UT Martin views Civil Rights Movement through photography
MARTIN, Tenn. — A local college is exploring the Civil Rights Movement through photography.
The University of Tennessee at Martin is hosting a museum exhibit that explores voters registration through photos taken in Tennessee.
“We’ve got an exhibit of photos that look at the Freedom Summers, when a group of students from Cornell University came down to Summerville, Tennessee and helped to get African Americans signed up to vote,” said Erik Nordberg, Dean of Paul Meek Library.
The collection of photographs taken by Nick Lawrence is named “The Other Freedom Summer” and tells the story of voters registration in Fayette County.

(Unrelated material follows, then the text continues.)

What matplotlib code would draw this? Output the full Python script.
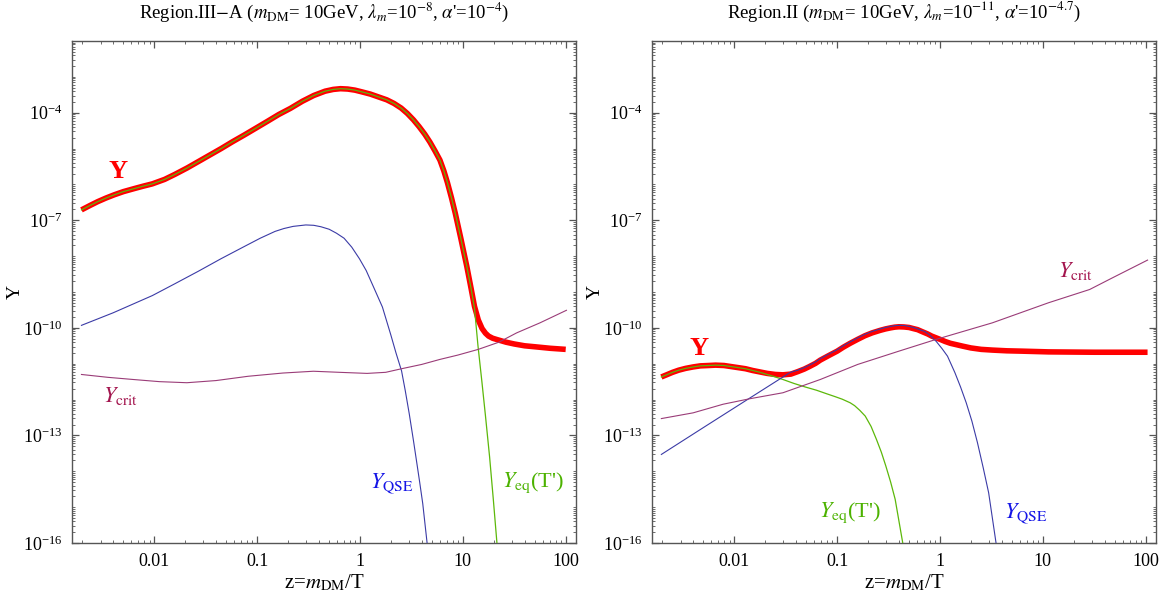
import numpy as np
import matplotlib
matplotlib.use("Agg")
import matplotlib.pyplot as plt
from matplotlib.ticker import FixedLocator, FixedFormatter, LogLocator, NullFormatter

plt.rcParams["font.family"] = ["Liberation Serif", "DejaVu Serif"]
plt.rcParams["mathtext.fontset"] = "stix"

# ─── Data (log10 z, log10 Y) ────────────────────────────────────────────────
# Left panel: Region III-A
a_Y_logz = [-2.708, -2.62, -2.55, -2.47, -2.39, -2.3, -2.2, -2.11, -2.02, -1.9, -1.8,
            -1.68, -1.57, -1.46, -1.35, -1.24, -1.124, -1.0, -0.9, -0.79, -0.677,
            -0.56, -0.45, -0.34, -0.26, -0.19, -0.12, -0.05, 0.02, 0.1, 0.18, 0.26,
            0.33, 0.40, 0.46, 0.52, 0.575, 0.63, 0.68, 0.73, 0.777, 0.815, 0.85,
            0.89, 0.926, 0.98, 1.038, 1.08, 1.113, 1.15, 1.187, 1.22, 1.25, 1.29,
            1.336, 1.42, 1.5, 1.6, 1.709, 1.85, 2.0]
a_Y_logy = [-6.71, -6.58, -6.48, -6.38, -6.29, -6.20, -6.12, -6.05, -5.985, -5.86, -5.72,
            -5.54, -5.36, -5.18, -5.00, -4.81, -4.62, -4.41, -4.24, -4.05, -3.88,
            -3.68, -3.52, -3.40, -3.35, -3.33, -3.34, -3.37, -3.42, -3.48, -3.56, -3.64,
            -3.74, -3.87, -4.02, -4.20, -4.39, -4.60, -4.82, -5.07, -5.32, -5.62, -5.95,
            -6.38, -6.80, -7.50, -8.28, -8.90, -9.40, -9.78, -10.02, -10.15, -10.23, -10.29,
            -10.33, -10.40, -10.45, -10.50, -10.53, -10.57, -10.60]

a_eq_logz = [-2.708, -2.62, -2.55, -2.47, -2.39, -2.3, -2.2, -2.11, -2.02, -1.9, -1.8,
             -1.68, -1.57, -1.46, -1.35, -1.24, -1.124, -1.0, -0.9, -0.79, -0.677,
             -0.56, -0.45, -0.34, -0.26, -0.19, -0.12, -0.05, 0.02, 0.1, 0.18, 0.26,
             0.33, 0.40, 0.46, 0.52, 0.575, 0.63, 0.68, 0.73, 0.777, 0.815, 0.85,
             0.89, 0.926, 0.98, 1.038, 1.08, 1.113, 1.147, 1.185, 1.22, 1.26, 1.296, 1.34]
a_eq_logy = [-6.71, -6.58, -6.48, -6.38, -6.29, -6.20, -6.12, -6.05, -5.985, -5.86, -5.72,
             -5.54, -5.36, -5.18, -5.00, -4.81, -4.62, -4.41, -4.24, -4.05, -3.88,
             -3.68, -3.52, -3.40, -3.35, -3.33, -3.34, -3.37, -3.42, -3.48, -3.56, -3.64,
             -3.74, -3.87, -4.02, -4.20, -4.39, -4.60, -4.82, -5.07, -5.32, -5.62, -5.95,
             -6.38, -6.80, -7.50, -8.28, -8.90, -9.45, -10.50, -11.50, -12.46, -13.60,
             -14.78, -16.30]

a_qse_logz = [-2.708, -2.4, -2.019, -1.8, -1.571, -1.35, -1.124, -0.97, -0.826, -0.74,
              -0.65, -0.527, -0.45, -0.38, -0.3, -0.229, -0.155, -0.08, -0.006, 0.06,
              0.13, 0.218, 0.30, 0.35, 0.404, 0.44, 0.479, 0.52, 0.554, 0.58, 0.61, 0.66]
a_qse_logy = [-9.93, -9.58, -9.10, -8.77, -8.42, -8.07, -7.73, -7.50, -7.31, -7.23,
              -7.17, -7.13, -7.14, -7.18, -7.25, -7.36, -7.50, -7.75, -8.07, -8.40,
              -8.85, -9.42, -10.20, -10.70, -11.20, -11.75, -12.40, -13.15, -13.80,
              -14.30, -14.90, -16.20]

a_crit_logz = [-2.708, -2.45, -2.205, -1.95, -1.683, -1.4, -1.087, -0.75, -0.453,
               -0.2, 0.069, 0.25, 0.404, 0.6, 0.777, 0.95, 1.150, 1.35, 1.523, 1.75, 2.007]
a_crit_logy = [-11.30, -11.38, -11.44, -11.50, -11.53, -11.47, -11.35, -11.26, -11.21,
               -11.24, -11.27, -11.24, -11.14, -11.02, -10.88, -10.76, -10.60, -10.40,
               -10.14, -9.86, -9.51]

# Right panel: Region II
b_Y_logz = [-2.709, -2.65, -2.6, -2.54, -2.473, -2.4, -2.33, -2.25, -2.182, -2.1, -2.03,
            -1.96, -1.891, -1.82, -1.75, -1.68, -1.6, -1.527, -1.45, -1.382, -1.32, -1.27,
            -1.21, -1.164, -1.08, -1.0, -0.94, -0.873, -0.8, -0.73, -0.66, -0.582, -0.53,
            -0.48, -0.44, -0.4, -0.35, -0.3, -0.26, -0.218, -0.17, -0.12, -0.08, -0.036,
            0.0, 0.05, 0.1, 0.145, 0.22, 0.3, 0.4, 0.509, 0.65, 0.8, 1.055, 1.5, 2.018]
b_Y_logy = [-11.37, -11.30, -11.24, -11.18, -11.13, -11.09, -11.06, -11.05, -11.04, -11.05,
            -11.08, -11.11, -11.14, -11.19, -11.23, -11.27, -11.30, -11.31, -11.29, -11.22,
            -11.15, -11.08, -10.99, -10.90, -10.77, -10.65, -10.54, -10.43, -10.32, -10.22,
            -10.14, -10.07, -10.03, -10.00, -9.98, -9.97, -9.975, -9.99, -10.02, -10.05,
            -10.11, -10.17, -10.23, -10.28, -10.32, -10.38, -10.43, -10.46, -10.51, -10.56,
            -10.60, -10.62, -10.64, -10.65, -10.67, -10.68, -10.68]

b_eq_logz = [-2.709, -2.65, -2.6, -2.54, -2.473, -2.4, -2.33, -2.25, -2.182, -2.1, -2.03,
             -1.96, -1.891, -1.82, -1.75, -1.68, -1.6, -1.527, -1.42, -1.309, -1.2, -1.1,
             -1.018, -0.95, -0.873, -0.83, -0.78, -0.727, -0.67, -0.618, -0.57, -0.527,
             -0.48, -0.436, -0.35]
b_eq_logy = [-11.37, -11.30, -11.24, -11.18, -11.13, -11.09, -11.06, -11.05, -11.04, -11.05,
             -11.08, -11.11, -11.14, -11.19, -11.24, -11.30, -11.37, -11.44, -11.55, -11.65,
             -11.74, -11.84, -11.92, -11.99, -12.09, -12.17, -12.30, -12.46, -12.75, -13.11,
             -13.47, -13.85, -14.30, -14.78, -16.20]

b_qse_logz = [-2.709, -2.3, -1.9, -1.455, -1.382, -1.32, -1.27, -1.21, -1.164, -1.08,
              -1.0, -0.94, -0.873, -0.8, -0.73, -0.66, -0.582, -0.53, -0.48, -0.44, -0.4,
              -0.35, -0.3, -0.26, -0.218, -0.15, -0.1, -0.036, 0.02, 0.073, 0.145, 0.2,
              0.255, 0.31, 0.364, 0.42, 0.473, 0.55]
b_qse_logy = [-13.53, -12.78, -12.05, -11.24, -11.18, -11.11, -11.04, -10.95, -10.86, -10.73,
              -10.61, -10.50, -10.39, -10.28, -10.18, -10.10, -10.03, -9.99, -9.96, -9.94,
              -9.93, -9.935, -9.96, -9.99, -10.03, -10.10, -10.20, -10.38, -10.58, -10.79,
              -11.25, -11.65, -12.09, -12.60, -13.20, -13.90, -14.60, -16.10]

b_crit_logz = [-2.709, -2.4, -2.109, -1.855, -1.527, -1.164, -0.8, -0.4, -0.036, 0.509,
               1.055, 1.455, 1.673, 2.018]
b_crit_logy = [-12.53, -12.37, -12.13, -11.98, -11.81, -11.44, -11.02, -10.65, -10.32,
               -9.86, -9.30, -8.93, -8.61, -8.11]

titles = [r"Region.III$-$A ($m_{\rm DM}$= 10GeV, $\lambda_m$=10$^{-8}$, $\alpha$'=10$^{-4}$)",
          r"Region.II ($m_{\rm DM}$= 10GeV, $\lambda_m$=10$^{-11}$, $\alpha$'=10$^{-4.7}$)"]

x_ticks = [0.01, 0.1, 1, 10, 100]
x_ticklabels = ["0.01", "0.1", "1", "10", "100"]
y_ticks = [1e-16, 1e-13, 1e-10, 1e-7, 1e-4]

# ─── Style ───────────────────────────────────────────────────────────────────
C_RED = "#ff0000"
C_GREEN = "#5cb80a"
C_BLUE = "#3b3ba6"
C_CRIT = "#9a3c78"
C_CRIT_TXT = "#a3154e"
C_QSE_TXT = "#1515e6"
C_EQ_TXT = "#4cb200"
C_AX = "#555555"


def p(v):
    return 10.0 ** np.asarray(v)


def style_axes(ax, title):
    ax.set_xscale("log")
    ax.set_yscale("log")
    ax.set_xlim(10 ** -2.8, 10 ** 2.1)
    ax.set_ylim(1e-16, 1e-2)
    ax.xaxis.set_major_locator(FixedLocator(x_ticks))
    ax.xaxis.set_major_formatter(FixedFormatter(x_ticklabels))
    ax.xaxis.set_minor_locator(LogLocator(base=10, subs=np.arange(2, 10), numticks=50))
    ax.xaxis.set_minor_formatter(NullFormatter())
    ax.yaxis.set_major_locator(FixedLocator(y_ticks))
    ax.yaxis.set_minor_locator(LogLocator(base=10, subs=np.arange(1, 10), numticks=100))
    ax.yaxis.set_minor_formatter(NullFormatter())
    ax.tick_params(which="both", direction="in", top=True, right=True,
                   color=C_AX, labelsize=13, labelcolor="black")
    ax.tick_params(which="major", length=5, width=0.9, pad=7)
    ax.tick_params(which="minor", length=2.5, width=0.6)
    for sp in ax.spines.values():
        sp.set_color(C_AX)
        sp.set_linewidth(1.0)
    ax.set_xlabel(r"z=$m_{\rm DM}$/T", fontsize=15)
    ax.xaxis.set_label_coords(0.5, -0.058)
    ax.xaxis.label.set_va("top")
    ax.set_ylabel("Y", fontsize=14)
    ax.yaxis.set_label_coords(-0.113, 0.5)
    ax.yaxis.label.set_va("center")
    ax.text(0.5, 1.058, title, transform=ax.transAxes, ha="center", va="center",
            fontsize=13.5)


fig = plt.figure(figsize=(11.64, 6.08), dpi=100)
ax1 = fig.add_axes([72 / 1164, 65 / 608, 504 / 1164, 502 / 608])
ax2 = fig.add_axes([652 / 1164, 65 / 608, 504 / 1164, 502 / 608])

# ── Left panel ──
ax1.plot(p(a_Y_logz), p(a_Y_logy), color=C_RED, lw=4.0, solid_capstyle="butt", zorder=2)
ax1.plot(p(a_eq_logz), p(a_eq_logy), color=C_GREEN, lw=0.9, zorder=3)
ax1.plot(p(a_qse_logz), p(a_qse_logy), color=C_BLUE, lw=0.8, zorder=3)
ax1.plot(p(a_crit_logz), p(a_crit_logy), color=C_CRIT, lw=0.8, zorder=3)
ax1.text(10 ** -2.35, 10 ** -5.64, "Y", color=C_RED, fontsize=19, fontweight="bold",
         ha="center", va="center")
ax1.text(10 ** -2.50, 10 ** -11.9, r"$Y_{\rm crit}$", color=C_CRIT_TXT, fontsize=16,
         ha="left", va="center")
ax1.text(10 ** 0.10, 10 ** -14.32, r"$Y_{\rm QSE}$", color=C_QSE_TXT, fontsize=16,
         ha="left", va="center")
ax1.text(10 ** 1.38, 10 ** -14.32, r"$Y_{\rm eq}$(T')", color=C_EQ_TXT, fontsize=16,
         ha="left", va="center")
style_axes(ax1, titles[0])

# ── Right panel ──
ax2.plot(p(b_Y_logz), p(b_Y_logy), color=C_RED, lw=4.0, solid_capstyle="butt", zorder=2)
ax2.plot(p(b_eq_logz), p(b_eq_logy), color=C_GREEN, lw=0.9, zorder=3)
ax2.plot(p(b_qse_logz), p(b_qse_logy), color=C_BLUE, lw=0.8, zorder=3)
ax2.plot(p(b_crit_logz), p(b_crit_logy), color=C_CRIT, lw=0.8, zorder=3)
ax2.text(10 ** -2.345, 10 ** -10.57, "Y", color=C_RED, fontsize=19, fontweight="bold",
         ha="center", va="center")
ax2.text(10 ** 1.145, 10 ** -8.42, r"$Y_{\rm crit}$", color=C_CRIT_TXT, fontsize=16,
         ha="left", va="center")
ax2.text(10 ** 0.618, 10 ** -15.16, r"$Y_{\rm QSE}$", color=C_QSE_TXT, fontsize=16,
         ha="left", va="center")
ax2.text(10 ** -1.175, 10 ** -15.16, r"$Y_{\rm eq}$(T')", color=C_EQ_TXT, fontsize=16,
         ha="left", va="center")
style_axes(ax2, titles[1])

fig.savefig("out.png", dpi=100)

“They can expect coming back into history, seeing some history of West Tennessee that has been forgotten,” said Sam Richardson, curator at the J. Houston Gordon Museum. “Probably learn a little bit more about the area that they live in and grow up in.”
The exhibit is open to students and the public, giving visitors an opportunity to learn about the untold stories of voting during the Civil Rights Movement.
“I think very often that we focus on the preservation of historical documents. We put them in storage areas and we make sure they’re safe, and that’s really important so that that history is recorded and preserved, but I also think we have a tremendous responsibility to get those stories out,” Nordberg said.
It will be open from Feb. 7 until April 29. The exhibit is located inside of the Paul Meek Library on the UT Martin campus.
“What we’re trying to do is transform students from being that 18-year-old that has been cocooned in their own community, their own family, and kind of open their mind to what is going on in the world,” Nordberg said.
UT Martin will be hosting hybrid events throughout the spring semester as part of their Civil Rights Conference.